1 files changed, 11 insertions, 8 deletions
diff --git a/llvm/lib/Passes/PassBuilder.cpp b/llvm/lib/Passes/PassBuilder.cpp
index 56eba691041..d33c4df70c6 100644
--- a/llvm/lib/Passes/PassBuilder.cpp
+++ b/llvm/lib/Passes/PassBuilder.cpp
@@ -747,21 +747,24 @@ PassBuilder::buildModuleOptimizationPipeline(OptimizationLevel Level,
   // Cleanup after the loop optimization passes.
   OptimizePM.addPass(InstCombinePass());
 
-
   // Now that we've formed fast to execute loop structures, we do further
   // optimizations. These are run afterward as they might block doing complex
   // analyses and transforms such as what are needed for loop vectorization.
 
-  // Optimize parallel scalar instruction chains into SIMD instructions.
-  OptimizePM.addPass(SLPVectorizerPass());
-
-  // Cleanup after all of the vectorizers. Simplification passes like CVP and
+  // Cleanup after loop vectorization, etc.
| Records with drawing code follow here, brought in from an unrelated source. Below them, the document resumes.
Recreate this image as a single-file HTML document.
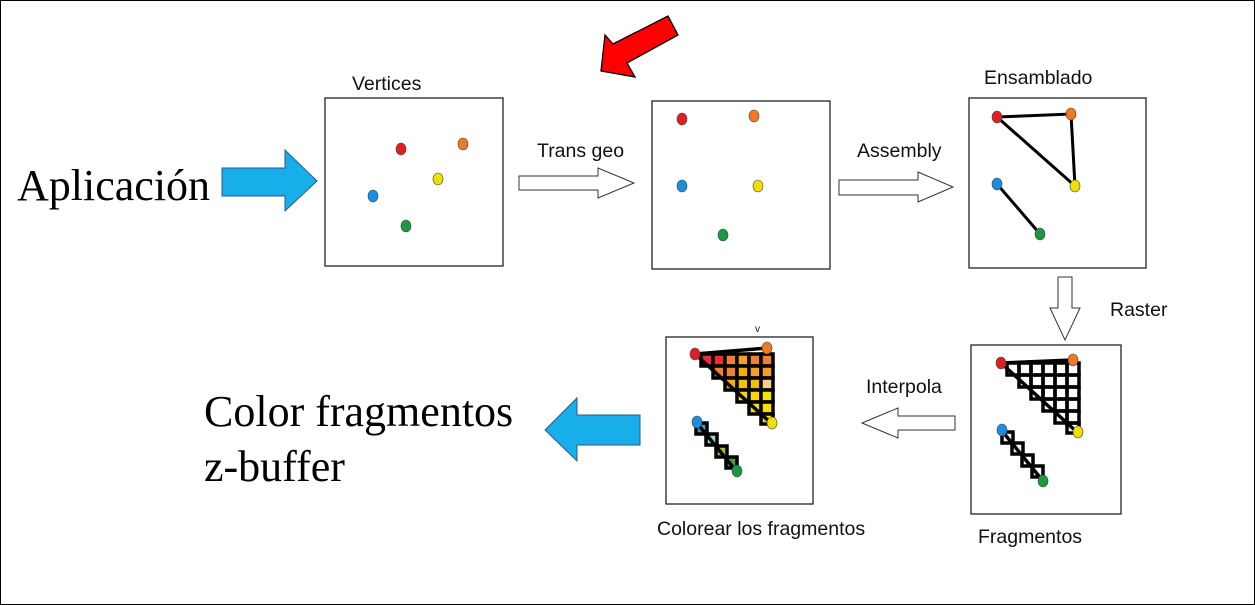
<!DOCTYPE html>
<html><head><meta charset="utf-8"><style>
html,body{margin:0;padding:0;background:#fff}
svg{display:block}
.s{font-family:"Liberation Sans","DejaVu Sans",sans-serif;font-size:19.5px;fill:#111}
.t{font-family:"Liberation Serif",serif;font-size:44px;fill:#000}
</style></head><body>
<svg width="1255" height="605" viewBox="0 0 1255 605" xmlns="http://www.w3.org/2000/svg">
<rect x="0.5" y="0.5" width="1254" height="604" fill="#fff" stroke="#000"/>
<g fill="none" stroke="#222" stroke-width="1.3">
<rect x="325" y="98" width="178" height="168"/>
<rect x="652" y="101" width="178" height="168"/>
<rect x="969" y="98" width="177" height="170"/>
<rect x="971" y="345" width="150" height="169"/>
<rect x="666" y="337" width="147" height="167"/>
</g>
<text class="s" x="352" y="90">Vertices</text>
<text class="s" x="537" y="157">Trans geo</text>
<text class="s" x="857" y="157">Assembly</text>
<text class="s" x="984" y="84">Ensamblado</text>
<text class="s" x="1110" y="316">Raster</text>
<text class="s" x="866" y="393">Interpola</text>
<text class="s" x="657" y="535">Colorear los fragmentos</text>
<text class="s" x="978" y="543">Fragmentos</text>
<text class="s" x="755" y="332" style="font-size:10px">v</text>
<text class="t" x="17" y="200">Aplicación</text>
<text class="t" x="204" y="426">Color fragmentos</text>
<text class="t" x="204" y="481">z-buffer</text>
<polygon points="222,168 285,168 285,150 317,181 285,211 285,196 222,196" fill="#17aeea" stroke="#2a5a8a" stroke-width="1"/>
<polygon points="640,415 577,415 577,398 545,430 577,461 577,445 640,445" fill="#17aeea" stroke="#2a5a8a" stroke-width="1"/>
<polygon points="601,71 605,35 613,44 668,16 678,35 627,63 635,77" fill="#f00" stroke="#000" stroke-width="1.3"/>
<g fill="#fff" stroke="#333" stroke-width="1">
<polygon points="519,176 598,176 598,168 634,183 598,198 598,190 519,190"/>
<polygon points="839,180 918,180 918,172 953,187 918,202 918,195 839,195"/>
<polygon points="1058,277 1072,277 1072,308 1080,308 1065,340 1050,308 1058,308"/>
<polygon points="955,416 898,416 898,408 862,423 898,438 898,430 955,430"/>
</g>
<g stroke="#444" stroke-width="0.6">
<ellipse cx="401" cy="149" rx="5" ry="6" fill="#e02020"/>
<ellipse cx="463" cy="144" rx="5" ry="6" fill="#f07a20"/>
<ellipse cx="438" cy="179" rx="5" ry="6" fill="#f0e000"/>
<ellipse cx="373" cy="196" rx="5" ry="6" fill="#1a8ee0"/>
<ellipse cx="406" cy="226" rx="5" ry="6" fill="#1a9a40"/>
<ellipse cx="682" cy="119" rx="5" ry="6" fill="#e02020"/>
<ellipse cx="754" cy="116" rx="5" ry="6" fill="#f07a20"/>
<ellipse cx="758" cy="186" rx="5" ry="6" fill="#f0e000"/>
<ellipse cx="682" cy="186" rx="5" ry="6" fill="#1a8ee0"/>
<ellipse cx="723" cy="235" rx="5" ry="6" fill="#1a9a40"/>
</g>
<g stroke="#000" stroke-width="3" fill="none">
<polygon points="997,117 1071,114 1075,186"/>
<line x1="997" y1="184" x2="1040" y2="234"/>
</g>
<g stroke="#444" stroke-width="0.6">
<ellipse cx="997" cy="117" rx="5" ry="6" fill="#e02020"/>
<ellipse cx="1071" cy="114" rx="5" ry="6" fill="#f07a20"/>
<ellipse cx="1075" cy="186" rx="5" ry="6" fill="#f0e000"/>
<ellipse cx="997" cy="184" rx="5" ry="6" fill="#1a8ee0"/>
<ellipse cx="1040" cy="234" rx="5" ry="6" fill="#1a9a40"/>
</g>
<g transform="translate(1001,363)">
<g fill="none" stroke="#000" stroke-width="3.5">
<rect x="6" y="0" width="12" height="12"/><rect x="18" y="0" width="12" height="12"/><rect x="30" y="0" width="12" height="12"/><rect x="42" y="0" width="12" height="12"/><rect x="54" y="0" width="12" height="12"/><rect x="66" y="0" width="12" height="12"/>
<rect x="18" y="12" width="12" height="12"/><rect x="30" y="12" width="12" height="12"/><rect x="42" y="12" width="12" height="12"/><rect x="54" y="12" width="12" height="12"/><rect x="66" y="12" width="12" height="12"/>
<rect x="30" y="24" width="12" height="12"/><rect x="42" y="24" width="12" height="12"/><rect x="54" y="24" width="12" height="12"/><rect x="66" y="24" width="12" height="12"/>
<rect x="42" y="36" width="12" height="12"/><rect x="54" y="36" width="12" height="12"/><rect x="66" y="36" width="12" height="12"/>
<rect x="54" y="48" width="12" height="12"/><rect x="66" y="48" width="12" height="12"/>
<rect x="66" y="60" width="12" height="10"/>
<line x1="0" y1="0" x2="77" y2="70"/><line x1="0" y1="0" x2="72" y2="-3"/>
<rect x="1" y="69" width="11" height="11"/><rect x="11" y="80" width="11" height="11"/><rect x="21" y="92" width="11" height="11"/><rect x="31" y="103" width="11" height="11"/>
<line x1="1" y1="68" x2="42" y2="118"/>
</g>
<g stroke="#444" stroke-width="0.6">
<ellipse cx="0" cy="0" rx="5" ry="6" fill="#e02020"/>
<ellipse cx="72" cy="-3" rx="5" ry="6" fill="#f07a20"/>
<ellipse cx="77" cy="69" rx="5" ry="6" fill="#f0e000"/>
<ellipse cx="1" cy="67" rx="5" ry="6" fill="#1a8ee0"/>
<ellipse cx="42" cy="118" rx="5" ry="6" fill="#1a9a40"/>
</g>
</g>
<g transform="translate(695,354)">
<g stroke="#000" stroke-width="3.5">
<rect x="6" y="0" width="12" height="12" fill="#e83030"/><rect x="18" y="0" width="12" height="12" fill="#e83030"/><rect x="30" y="0" width="12" height="12" fill="#f08030"/><rect x="42" y="0" width="12" height="12" fill="#f5a020"/><rect x="54" y="0" width="12" height="12" fill="#f08030"/><rect x="66" y="0" width="12" height="12" fill="#f08030"/>
<rect x="18" y="12" width="12" height="12" fill="#f08030"/><rect x="30" y="12" width="12" height="12" fill="#f08030"/><rect x="42" y="12" width="12" height="12" fill="#f5b000"/><rect x="54" y="12" width="12" height="12" fill="#f5a020"/><rect x="66" y="12" width="12" height="12" fill="#f5a020"/>
<rect x="30" y="24" width="12" height="12" fill="#f5b000"/><rect x="42" y="24" width="12" height="12" fill="#f5c000"/><rect x="54" y="24" width="12" height="12" fill="#f5c000"/><rect x="66" y="24" width="12" height="12" fill="#f5d080"/>
<rect x="42" y="36" width="12" height="12" fill="#f8d800"/><rect x="54" y="36" width="12" height="12" fill="#f8d800"/><rect x="66" y="36" width="12" height="12" fill="#f8e000"/>
<rect x="54" y="48" width="12" height="12" fill="#f8e000"/><rect x="66" y="48" width="12" height="12" fill="#f8e000"/>
<rect x="66" y="60" width="12" height="10" fill="#f8e000"/>
<rect x="1" y="69" width="11" height="11" fill="#3a9ad8"/><rect x="11" y="80" width="11" height="11" fill="#a0d0d8"/><rect x="21" y="92" width="11" height="11" fill="#a0c820"/><rect x="31" y="103" width="11" height="11" fill="#40a040"/>
<line x1="0" y1="0" x2="77" y2="70"/><line x1="0" y1="0" x2="72" y2="-6"/>
<line x1="1" y1="68" x2="42" y2="118"/>
</g>
<g stroke="#444" stroke-width="0.6">
<ellipse cx="0" cy="0" rx="5" ry="6" fill="#e02020"/>
<ellipse cx="72" cy="-6" rx="5" ry="6" fill="#f07a20"/>
<ellipse cx="77" cy="69" rx="5" ry="6" fill="#f0e000"/>
<ellipse cx="2" cy="68" rx="5" ry="6" fill="#1a8ee0"/>
<ellipse cx="42" cy="117" rx="5" ry="6" fill="#1a9a40"/>
</g>
</g>
</svg>
</body></html>
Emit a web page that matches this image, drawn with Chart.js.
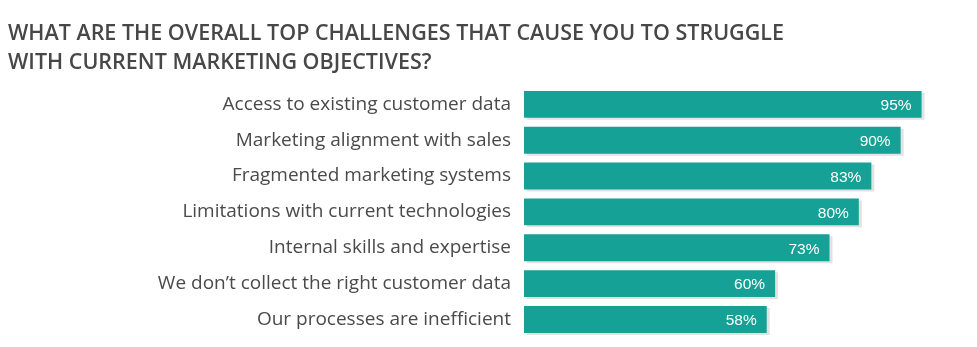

Simplification passes like CVP and
   // GVN, loop transforms, and others have already run, so it's now better to
   // convert to more optimized IR using more aggressive simplify CFG options.
+  // The extra sinking transform can create larger basic blocks, so do this
+  // before SLP vectorization.
   OptimizePM.addPass(SimplifyCFGPass(SimplifyCFGOptions().
-                                         forwardSwitchCondToPhi(true).
-                                         convertSwitchToLookupTable(true).
-                                         needCanonicalLoops(false)));
+                                     forwardSwitchCondToPhi(true).
+                                     convertSwitchToLookupTable(true).
+                                     needCanonicalLoops(false).
+                                     sinkCommonInsts(true)));
+
+  // Optimize parallel scalar instruction chains into SIMD instructions.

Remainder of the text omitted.